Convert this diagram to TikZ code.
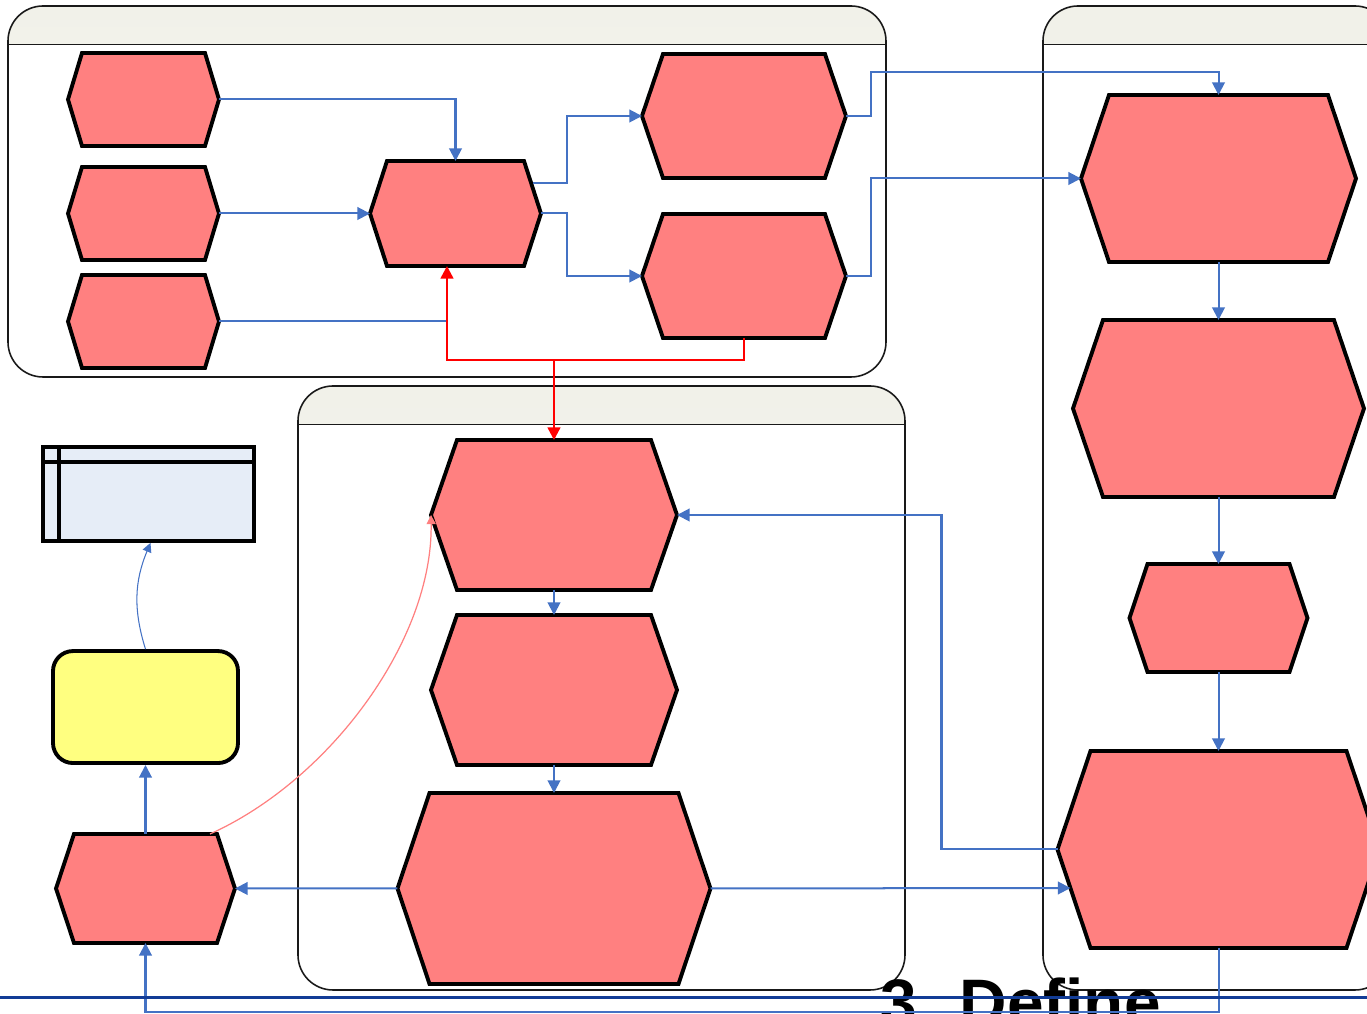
\documentclass[tikz,border=0pt]{standalone}
\usepackage{fontspec}
\setmainfont{Liberation Sans}
\usepackage{tikz}
\usetikzlibrary{arrows.meta,positioning,calc}
\definecolor{HexRed}{HTML}{FF8080}
\definecolor{NoteYellow}{HTML}{FFFF80}
\definecolor{TableBlue}{HTML}{E6EDF7}
\definecolor{FlowBlue}{HTML}{4472C4}
\definecolor{RuleBlue}{HTML}{123C96}
\definecolor{LaneTop}{HTML}{F1F1E9}
\definecolor{LaneBottom}{HTML}{FAFAF7}

\tikzset{
  hexline/.style={draw=black, line width=1.1pt, fill=HexRed, line join=miter},
  hexa/.style={inner sep=0pt, outer sep=0pt,
    append after command={\pgfextra{
      \draw[hexline] (\tikzlastnode.west) -- ([xshift=#1]\tikzlastnode.north west)
        -- ([xshift=-#1]\tikzlastnode.north east) -- (\tikzlastnode.east)
        -- ([xshift=-#1]\tikzlastnode.south east) -- ([xshift=#1]\tikzlastnode.south west) -- cycle;}}},
  lane/.style={draw=black!90, line width=0.45pt, fill=white, rounded corners=0.35cm, inner sep=0pt,
    path picture={
      \shade[sharp corners, top color=LaneTop, bottom color=LaneBottom]
        (path picture bounding box.north west) rectangle ([yshift=-0.385cm]path picture bounding box.north east);
      \draw[sharp corners, black!90, line width=0.45pt]
        ([yshift=-0.385cm]path picture bounding box.north west) -- ([yshift=-0.385cm]path picture bounding box.north east);}},
  flow/.style={->, draw=FlowBlue, line width=0.57pt},
  back/.style={->, draw=red, line width=0.7pt},
}

\begin{document}
\begin{tikzpicture}[node distance=0.3cm, >={Triangle[length=3.6pt,width=3.6pt]}]
  \useasboundingbox (0,0) rectangle (13.67,-10.14);
  % swimlanes
  \node[lane, minimum width=8.78cm, minimum height=3.71cm] (lanetop) at (4.47,-1.915) {};
  \node[lane, minimum width=6.07cm, minimum height=6.04cm] (lanemid) at (6.015,-6.88) {};
  \node[lane, minimum width=3.47cm, minimum height=9.84cm] (laneright) at (12.165,-4.98) {};
  \node[anchor=base west, inner sep=0pt, font=\bfseries\fontsize{18.7}{22}\selectfont] (title) at (8.80,-10.26) {3. Define};

  % top lane
  \node[hexa=0.14cm, minimum width=1.51cm, minimum height=0.93cm] (in1) at (1.435,-0.995) {};
  \node[hexa=0.14cm, minimum width=1.51cm, minimum height=0.93cm, below=0.21cm of in1] (in2) {};
  \node[hexa=0.14cm, minimum width=1.51cm, minimum height=0.93cm, below=0.15cm of in2] (in3) {};
  \node[hexa=0.17cm, minimum width=1.71cm, minimum height=1.05cm] (hub) at (4.555,-2.135) {};
  \node[hexa=0.21cm, minimum width=2.04cm, minimum height=1.24cm] (out1) at (7.44,-1.16) {};
  \node[hexa=0.21cm, minimum width=2.04cm, minimum height=1.24cm, below=0.36cm of out1] (out2) {};

  % right lane
  \node[hexa=0.28cm, minimum width=2.75cm, minimum height=1.67cm] (r1) at (12.185,-1.785) {};
  \node[hexa=0.30cm, minimum width=2.91cm, minimum height=1.77cm, below=0.58cm of r1] (r2) {};
  \node[hexa=0.18cm, minimum width=1.78cm, minimum height=1.08cm, below=0.67cm of r2] (r3) {};
  \node[hexa=0.33cm, minimum width=3.22cm, minimum height=1.97cm, below=0.79cm of r3] (r4) {};

  % middle lane
  \node[hexa=0.26cm, minimum width=2.46cm, minimum height=1.50cm] (m1) at (5.54,-5.15) {};
  \node[hexa=0.26cm, minimum width=2.46cm, minimum height=1.50cm, below=0.25cm of m1] (m2) {};
  \node[hexa=0.32cm, minimum width=3.13cm, minimum height=1.91cm, below=0.28cm of m2] (m3) {};

  % left column
  \node[hexa=0.18cm, minimum width=1.79cm, minimum height=1.09cm] (l1) at (1.455,-8.885) {};
  \node[draw, line width=1.1pt, fill=NoteYellow, rounded corners=0.2cm, inner sep=0pt,
        minimum width=1.85cm, minimum height=1.12cm, above=0.69cm of l1] (note) {};
  \node[draw, line width=1.1pt, fill=TableBlue, inner sep=0pt,
        minimum width=2.11cm, minimum height=0.94cm] (tbl) at (1.485,-4.94) {};
  \draw[line width=1.1pt] ([yshift=-0.17cm]tbl.north west) -- ([yshift=-0.17cm]tbl.north east);
  \draw[line width=1.1pt] ([xshift=0.18cm]tbl.north west) -- ([xshift=0.18cm]tbl.south west);

  % connectors
  \coordinate (fork) at (5.54,-3.60);
  \coordinate (hubup) at ($(hub.east)+(-0.08,0.30)$);
  \coordinate (r4in) at ($(r4.west)+(0.13,-0.385)$);
  \draw[flow] (in1.east) -| (hub.north);
  \draw[flow] (in2.east) -- (hub.west);
  \draw[flow, -] (in3.east) -- ++(2.28,0);
  \draw[flow] (hubup) -- ++(0.34,0) |- (out1.west);
  \draw[flow] (hub.east) -- ++(0.26,0) |- (out2.west);
  \draw[flow] (out1.east) -- ++(0.25,0) -- ++(0,0.44) -| (r1.north);
  \draw[flow] (out2.east) -- ++(0.25,0) |- (r1.west);
  \draw[back] (out2.south) -- ++(0,-0.22) -| ([xshift=-0.085cm]hub.south);
  \draw[back] (fork) -- (m1.north);
  \draw[flow] (r1.south) -- (r2.north);
  \draw[flow] (r2.south) -- (r3.north);
  \draw[flow] (r3.south) -- (r4.north);
  \draw[flow] (m1.south) -- (m2.north);
  \draw[flow] (m2.south) -- (m3.north);
  \draw[flow] (m3.west) -- (l1.east);
  \draw[flow] (m3.east) -- (r4in);
  \draw[flow] (r4.west) -- ++(-1.16,0) |- (m1.east);
  \draw[flow] (r4.south) -- ++(0,-0.64) -| (l1.south);
  \draw[flow] (l1.north) -- (note.south);
  \draw[->, FlowBlue, line width=0.3pt, >={Triangle[length=2.6pt,width=2.6pt]}]
    (note.north) to[bend left=20] ([xshift=0.02cm]tbl.south);
  \draw[->, HexRed, line width=0.35pt, >={Triangle[length=2.6pt,width=2.6pt]}]
    ([xshift=-0.25cm]l1.north east) .. controls (3.3,-7.8) and (4.33,-6.4) .. (m1.west);

  % page rule
  \draw[RuleBlue, line width=0.85pt] (0,-9.98) -- (13.67,-9.98);
\end{tikzpicture}
\end{document}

----

# WRITTEN TASK
Set the data above down again exactly as given, with no pictures.

# FULL OUTPUT
Convert this diagram to TikZ code.
\documentclass[tikz,border=0pt]{standalone}
\usepackage{fontspec}
\setmainfont{Liberation Sans}
\usepackage{tikz}
\usetikzlibrary{arrows.meta,positioning,calc}
\definecolor{HexRed}{HTML}{FF8080}
\definecolor{NoteYellow}{HTML}{FFFF80}
\definecolor{TableBlue}{HTML}{E6EDF7}
\definecolor{FlowBlue}{HTML}{4472C4}
\definecolor{RuleBlue}{HTML}{123C96}
\definecolor{LaneTop}{HTML}{F1F1E9}
\definecolor{LaneBottom}{HTML}{FAFAF7}

\tikzset{
  hexline/.style={draw=black, line width=1.1pt, fill=HexRed, line join=miter},
  hexa/.style={inner sep=0pt, outer sep=0pt,
    append after command={\pgfextra{
      \draw[hexline] (\tikzlastnode.west) -- ([xshift=#1]\tikzlastnode.north west)
        -- ([xshift=-#1]\tikzlastnode.north east) -- (\tikzlastnode.east)
        -- ([xshift=-#1]\tikzlastnode.south east) -- ([xshift=#1]\tikzlastnode.south west) -- cycle;}}},
  lane/.style={draw=black!90, line width=0.45pt, fill=white, rounded corners=0.35cm, inner sep=0pt,
    path picture={
      \shade[sharp corners, top color=LaneTop, bottom color=LaneBottom]
        (path picture bounding box.north west) rectangle ([yshift=-0.385cm]path picture bounding box.north east);
      \draw[sharp corners, black!90, line width=0.45pt]
        ([yshift=-0.385cm]path picture bounding box.north west) -- ([yshift=-0.385cm]path picture bounding box.north east);}},
  flow/.style={->, draw=FlowBlue, line width=0.57pt},
  back/.style={->, draw=red, line width=0.7pt},
}

\begin{document}
\begin{tikzpicture}[node distance=0.3cm, >={Triangle[length=3.6pt,width=3.6pt]}]
  \useasboundingbox (0,0) rectangle (13.67,-10.14);
  % swimlanes
  \node[lane, minimum width=8.78cm, minimum height=3.71cm] (lanetop) at (4.47,-1.915) {};
  \node[lane, minimum width=6.07cm, minimum height=6.04cm] (lanemid) at (6.015,-6.88) {};
  \node[lane, minimum width=3.47cm, minimum height=9.84cm] (laneright) at (12.165,-4.98) {};
  \node[anchor=base west, inner sep=0pt, font=\bfseries\fontsize{18.7}{22}\selectfont] (title) at (8.80,-10.26) {3. Define};

  % top lane
  \node[hexa=0.14cm, minimum width=1.51cm, minimum height=0.93cm] (in1) at (1.435,-0.995) {};
  \node[hexa=0.14cm, minimum width=1.51cm, minimum height=0.93cm, below=0.21cm of in1] (in2) {};
  \node[hexa=0.14cm, minimum width=1.51cm, minimum height=0.93cm, below=0.15cm of in2] (in3) {};
  \node[hexa=0.17cm, minimum width=1.71cm, minimum height=1.05cm] (hub) at (4.555,-2.135) {};
  \node[hexa=0.21cm, minimum width=2.04cm, minimum height=1.24cm] (out1) at (7.44,-1.16) {};
  \node[hexa=0.21cm, minimum width=2.04cm, minimum height=1.24cm, below=0.36cm of out1] (out2) {};

  % right lane
  \node[hexa=0.28cm, minimum width=2.75cm, minimum height=1.67cm] (r1) at (12.185,-1.785) {};
  \node[hexa=0.30cm, minimum width=2.91cm, minimum height=1.77cm, below=0.58cm of r1] (r2) {};
  \node[hexa=0.18cm, minimum width=1.78cm, minimum height=1.08cm, below=0.67cm of r2] (r3) {};
  \node[hexa=0.33cm, minimum width=3.22cm, minimum height=1.97cm, below=0.79cm of r3] (r4) {};

  % middle lane
  \node[hexa=0.26cm, minimum width=2.46cm, minimum height=1.50cm] (m1) at (5.54,-5.15) {};
  \node[hexa=0.26cm, minimum width=2.46cm, minimum height=1.50cm, below=0.25cm of m1] (m2) {};
  \node[hexa=0.32cm, minimum width=3.13cm, minimum height=1.91cm, below=0.28cm of m2] (m3) {};

  % left column
  \node[hexa=0.18cm, minimum width=1.79cm, minimum height=1.09cm] (l1) at (1.455,-8.885) {};
  \node[draw, line width=1.1pt, fill=NoteYellow, rounded corners=0.2cm, inner sep=0pt,
        minimum width=1.85cm, minimum height=1.12cm, above=0.69cm of l1] (note) {};
  \node[draw, line width=1.1pt, fill=TableBlue, inner sep=0pt,
        minimum width=2.11cm, minimum height=0.94cm] (tbl) at (1.485,-4.94) {};
  \draw[line width=1.1pt] ([yshift=-0.17cm]tbl.north west) -- ([yshift=-0.17cm]tbl.north east);
  \draw[line width=1.1pt] ([xshift=0.18cm]tbl.north west) -- ([xshift=0.18cm]tbl.south west);

  % connectors
  \coordinate (fork) at (5.54,-3.60);
  \coordinate (hubup) at ($(hub.east)+(-0.08,0.30)$);
  \coordinate (r4in) at ($(r4.west)+(0.13,-0.385)$);
  \draw[flow] (in1.east) -| (hub.north);
  \draw[flow] (in2.east) -- (hub.west);
  \draw[flow, -] (in3.east) -- ++(2.28,0);
  \draw[flow] (hubup) -- ++(0.34,0) |- (out1.west);
  \draw[flow] (hub.east) -- ++(0.26,0) |- (out2.west);
  \draw[flow] (out1.east) -- ++(0.25,0) -- ++(0,0.44) -| (r1.north);
  \draw[flow] (out2.east) -- ++(0.25,0) |- (r1.west);
  \draw[back] (out2.south) -- ++(0,-0.22) -| ([xshift=-0.085cm]hub.south);
  \draw[back] (fork) -- (m1.north);
  \draw[flow] (r1.south) -- (r2.north);
  \draw[flow] (r2.south) -- (r3.north);
  \draw[flow] (r3.south) -- (r4.north);
  \draw[flow] (m1.south) -- (m2.north);
  \draw[flow] (m2.south) -- (m3.north);
  \draw[flow] (m3.west) -- (l1.east);
  \draw[flow] (m3.east) -- (r4in);
  \draw[flow] (r4.west) -- ++(-1.16,0) |- (m1.east);
  \draw[flow] (r4.south) -- ++(0,-0.64) -| (l1.south);
  \draw[flow] (l1.north) -- (note.south);
  \draw[->, FlowBlue, line width=0.3pt, >={Triangle[length=2.6pt,width=2.6pt]}]
    (note.north) to[bend left=20] ([xshift=0.02cm]tbl.south);
  \draw[->, HexRed, line width=0.35pt, >={Triangle[length=2.6pt,width=2.6pt]}]
    ([xshift=-0.25cm]l1.north east) .. controls (3.3,-7.8) and (4.33,-6.4) .. (m1.west);

  % page rule
  \draw[RuleBlue, line width=0.85pt] (0,-9.98) -- (13.67,-9.98);
\end{tikzpicture}
\end{document}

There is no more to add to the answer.